--- The task ---
Copy the data precisely, character for character, and leave out every picture.

--- Material ---
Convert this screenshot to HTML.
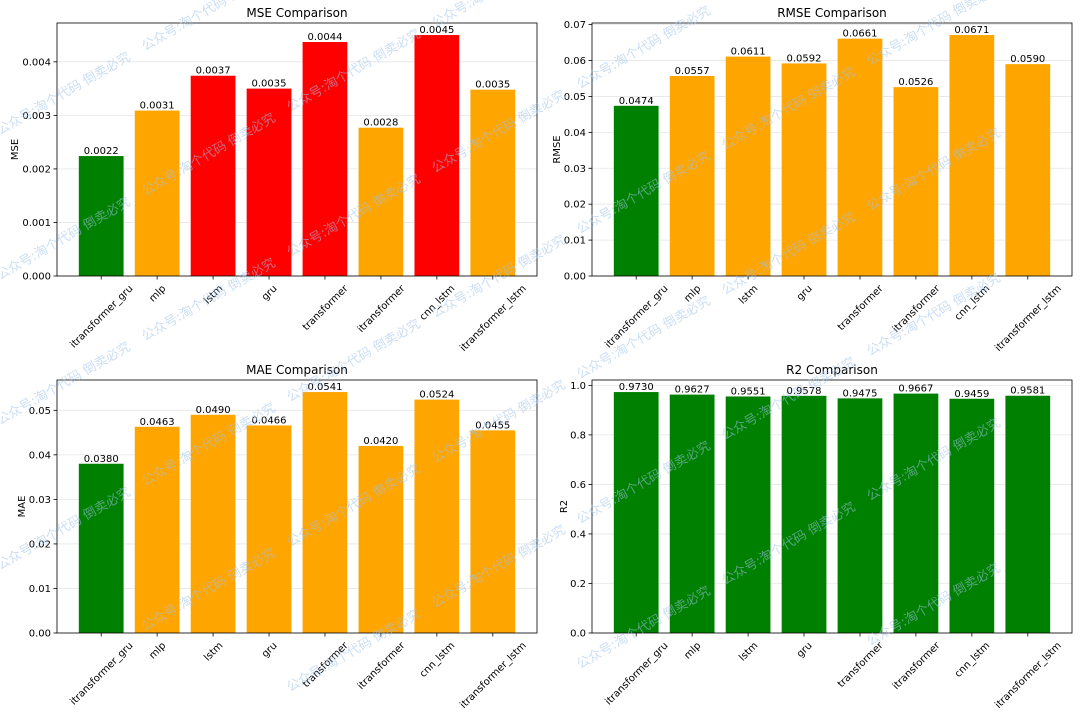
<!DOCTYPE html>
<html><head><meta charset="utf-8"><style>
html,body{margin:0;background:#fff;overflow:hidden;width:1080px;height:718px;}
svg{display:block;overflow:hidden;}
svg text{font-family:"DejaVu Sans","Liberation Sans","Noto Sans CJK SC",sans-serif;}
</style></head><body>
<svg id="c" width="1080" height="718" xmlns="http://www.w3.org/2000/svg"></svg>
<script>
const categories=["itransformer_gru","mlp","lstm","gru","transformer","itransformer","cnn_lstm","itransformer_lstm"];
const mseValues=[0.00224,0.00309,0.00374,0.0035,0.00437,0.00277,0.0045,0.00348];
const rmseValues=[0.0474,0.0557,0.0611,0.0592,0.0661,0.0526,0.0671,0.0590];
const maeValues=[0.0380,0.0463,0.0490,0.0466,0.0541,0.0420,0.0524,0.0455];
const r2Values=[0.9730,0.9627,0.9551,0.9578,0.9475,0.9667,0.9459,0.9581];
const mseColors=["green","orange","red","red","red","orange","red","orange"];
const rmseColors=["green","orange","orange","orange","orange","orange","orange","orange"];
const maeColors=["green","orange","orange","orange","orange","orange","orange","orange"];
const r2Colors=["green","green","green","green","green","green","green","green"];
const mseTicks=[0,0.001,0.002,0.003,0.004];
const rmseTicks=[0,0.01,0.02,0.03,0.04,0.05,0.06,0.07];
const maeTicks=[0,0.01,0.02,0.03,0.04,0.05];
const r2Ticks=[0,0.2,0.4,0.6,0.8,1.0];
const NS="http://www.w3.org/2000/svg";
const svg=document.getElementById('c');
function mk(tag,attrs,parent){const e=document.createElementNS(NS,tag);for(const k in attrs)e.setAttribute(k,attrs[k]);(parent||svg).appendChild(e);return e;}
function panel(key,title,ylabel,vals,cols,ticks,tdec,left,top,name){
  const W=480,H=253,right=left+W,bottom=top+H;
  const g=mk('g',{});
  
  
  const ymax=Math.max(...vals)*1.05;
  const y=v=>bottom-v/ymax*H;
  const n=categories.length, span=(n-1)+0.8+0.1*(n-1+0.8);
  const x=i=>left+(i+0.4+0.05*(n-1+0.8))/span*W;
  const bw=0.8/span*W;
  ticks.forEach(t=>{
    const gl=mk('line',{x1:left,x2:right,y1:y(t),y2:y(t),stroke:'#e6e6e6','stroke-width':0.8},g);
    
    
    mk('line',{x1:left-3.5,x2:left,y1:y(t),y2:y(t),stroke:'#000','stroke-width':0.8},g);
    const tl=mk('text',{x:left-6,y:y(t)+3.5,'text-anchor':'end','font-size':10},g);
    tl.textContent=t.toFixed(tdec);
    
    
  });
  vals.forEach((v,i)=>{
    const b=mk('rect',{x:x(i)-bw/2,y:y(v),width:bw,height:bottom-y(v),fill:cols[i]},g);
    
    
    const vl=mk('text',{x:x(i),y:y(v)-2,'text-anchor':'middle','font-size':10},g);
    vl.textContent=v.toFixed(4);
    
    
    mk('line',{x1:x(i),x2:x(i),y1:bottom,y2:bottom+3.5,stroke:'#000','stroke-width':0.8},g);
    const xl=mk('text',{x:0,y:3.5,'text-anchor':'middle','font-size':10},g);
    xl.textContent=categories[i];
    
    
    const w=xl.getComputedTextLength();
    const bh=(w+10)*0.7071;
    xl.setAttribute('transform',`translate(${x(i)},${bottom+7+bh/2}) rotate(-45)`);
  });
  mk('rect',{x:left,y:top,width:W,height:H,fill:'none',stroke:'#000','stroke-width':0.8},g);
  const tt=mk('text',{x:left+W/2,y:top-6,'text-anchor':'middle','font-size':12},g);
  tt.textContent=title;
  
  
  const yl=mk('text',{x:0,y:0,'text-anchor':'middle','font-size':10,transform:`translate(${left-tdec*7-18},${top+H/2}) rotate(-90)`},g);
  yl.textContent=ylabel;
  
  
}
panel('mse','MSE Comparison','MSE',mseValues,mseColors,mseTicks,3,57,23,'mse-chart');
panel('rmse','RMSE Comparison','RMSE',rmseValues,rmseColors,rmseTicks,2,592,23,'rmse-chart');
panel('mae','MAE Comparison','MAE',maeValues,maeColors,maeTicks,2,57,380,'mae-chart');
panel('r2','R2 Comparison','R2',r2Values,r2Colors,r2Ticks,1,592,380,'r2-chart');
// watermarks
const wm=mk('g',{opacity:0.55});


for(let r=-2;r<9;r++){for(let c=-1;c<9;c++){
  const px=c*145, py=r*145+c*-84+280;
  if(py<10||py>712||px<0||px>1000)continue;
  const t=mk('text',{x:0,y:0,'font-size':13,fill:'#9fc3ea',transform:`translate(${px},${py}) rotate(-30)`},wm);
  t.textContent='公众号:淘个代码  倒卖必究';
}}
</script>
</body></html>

--- Output ---
Convert this screenshot to HTML.
<!DOCTYPE html>
<html><head><meta charset="utf-8"><style>
html,body{margin:0;background:#fff;overflow:hidden;width:1080px;height:718px;}
svg{display:block;overflow:hidden;}
svg text{font-family:"DejaVu Sans","Liberation Sans","Noto Sans CJK SC",sans-serif;}
</style></head><body>
<svg id="c" width="1080" height="718" xmlns="http://www.w3.org/2000/svg"></svg>
<script>
const categories=["itransformer_gru","mlp","lstm","gru","transformer","itransformer","cnn_lstm","itransformer_lstm"];
const mseValues=[0.00224,0.00309,0.00374,0.0035,0.00437,0.00277,0.0045,0.00348];
const rmseValues=[0.0474,0.0557,0.0611,0.0592,0.0661,0.0526,0.0671,0.0590];
const maeValues=[0.0380,0.0463,0.0490,0.0466,0.0541,0.0420,0.0524,0.0455];
const r2Values=[0.9730,0.9627,0.9551,0.9578,0.9475,0.9667,0.9459,0.9581];
const mseColors=["green","orange","red","red","red","orange","red","orange"];
const rmseColors=["green","orange","orange","orange","orange","orange","orange","orange"];
const maeColors=["green","orange","orange","orange","orange","orange","orange","orange"];
const r2Colors=["green","green","green","green","green","green","green","green"];
const mseTicks=[0,0.001,0.002,0.003,0.004];
const rmseTicks=[0,0.01,0.02,0.03,0.04,0.05,0.06,0.07];
const maeTicks=[0,0.01,0.02,0.03,0.04,0.05];
const r2Ticks=[0,0.2,0.4,0.6,0.8,1.0];
const NS="http://www.w3.org/2000/svg";
const svg=document.getElementById('c');
function mk(tag,attrs,parent){const e=document.createElementNS(NS,tag);for(const k in attrs)e.setAttribute(k,attrs[k]);(parent||svg).appendChild(e);return e;}
function panel(key,title,ylabel,vals,cols,ticks,tdec,left,top,name){
  const W=480,H=253,right=left+W,bottom=top+H;
  const g=mk('g',{});
  
  
  const ymax=Math.max(...vals)*1.05;
  const y=v=>bottom-v/ymax*H;
  const n=categories.length, span=(n-1)+0.8+0.1*(n-1+0.8);
  const x=i=>left+(i+0.4+0.05*(n-1+0.8))/span*W;
  const bw=0.8/span*W;
  ticks.forEach(t=>{
    const gl=mk('line',{x1:left,x2:right,y1:y(t),y2:y(t),stroke:'#e6e6e6','stroke-width':0.8},g);
    
    
    mk('line',{x1:left-3.5,x2:left,y1:y(t),y2:y(t),stroke:'#000','stroke-width':0.8},g);
    const tl=mk('text',{x:left-6,y:y(t)+3.5,'text-anchor':'end','font-size':10},g);
    tl.textContent=t.toFixed(tdec);
    
    
  });
  vals.forEach((v,i)=>{
    const b=mk('rect',{x:x(i)-bw/2,y:y(v),width:bw,height:bottom-y(v),fill:cols[i]},g);
    
    
    const vl=mk('text',{x:x(i),y:y(v)-2,'text-anchor':'middle','font-size':10},g);
    vl.textContent=v.toFixed(4);
    
    
    mk('line',{x1:x(i),x2:x(i),y1:bottom,y2:bottom+3.5,stroke:'#000','stroke-width':0.8},g);
    const xl=mk('text',{x:0,y:3.5,'text-anchor':'middle','font-size':10},g);
    xl.textContent=categories[i];
    
    
    const w=xl.getComputedTextLength();
    const bh=(w+10)*0.7071;
    xl.setAttribute('transform',`translate(${x(i)},${bottom+7+bh/2}) rotate(-45)`);
  });
  mk('rect',{x:left,y:top,width:W,height:H,fill:'none',stroke:'#000','stroke-width':0.8},g);
  const tt=mk('text',{x:left+W/2,y:top-6,'text-anchor':'middle','font-size':12},g);
  tt.textContent=title;
  
  
  const yl=mk('text',{x:0,y:0,'text-anchor':'middle','font-size':10,transform:`translate(${left-tdec*7-18},${top+H/2}) rotate(-90)`},g);
  yl.textContent=ylabel;
  
  
}
panel('mse','MSE Comparison','MSE',mseValues,mseColors,mseTicks,3,57,23,'mse-chart');
panel('rmse','RMSE Comparison','RMSE',rmseValues,rmseColors,rmseTicks,2,592,23,'rmse-chart');
panel('mae','MAE Comparison','MAE',maeValues,maeColors,maeTicks,2,57,380,'mae-chart');
panel('r2','R2 Comparison','R2',r2Values,r2Colors,r2Ticks,1,592,380,'r2-chart');
// watermarks
const wm=mk('g',{opacity:0.55});


for(let r=-2;r<9;r++){for(let c=-1;c<9;c++){
  const px=c*145, py=r*145+c*-84+280;
  if(py<10||py>712||px<0||px>1000)continue;
  const t=mk('text',{x:0,y:0,'font-size':13,fill:'#9fc3ea',transform:`translate(${px},${py}) rotate(-30)`},wm);
  t.textContent='公众号:淘个代码  倒卖必究';
}}
</script>
</body></html>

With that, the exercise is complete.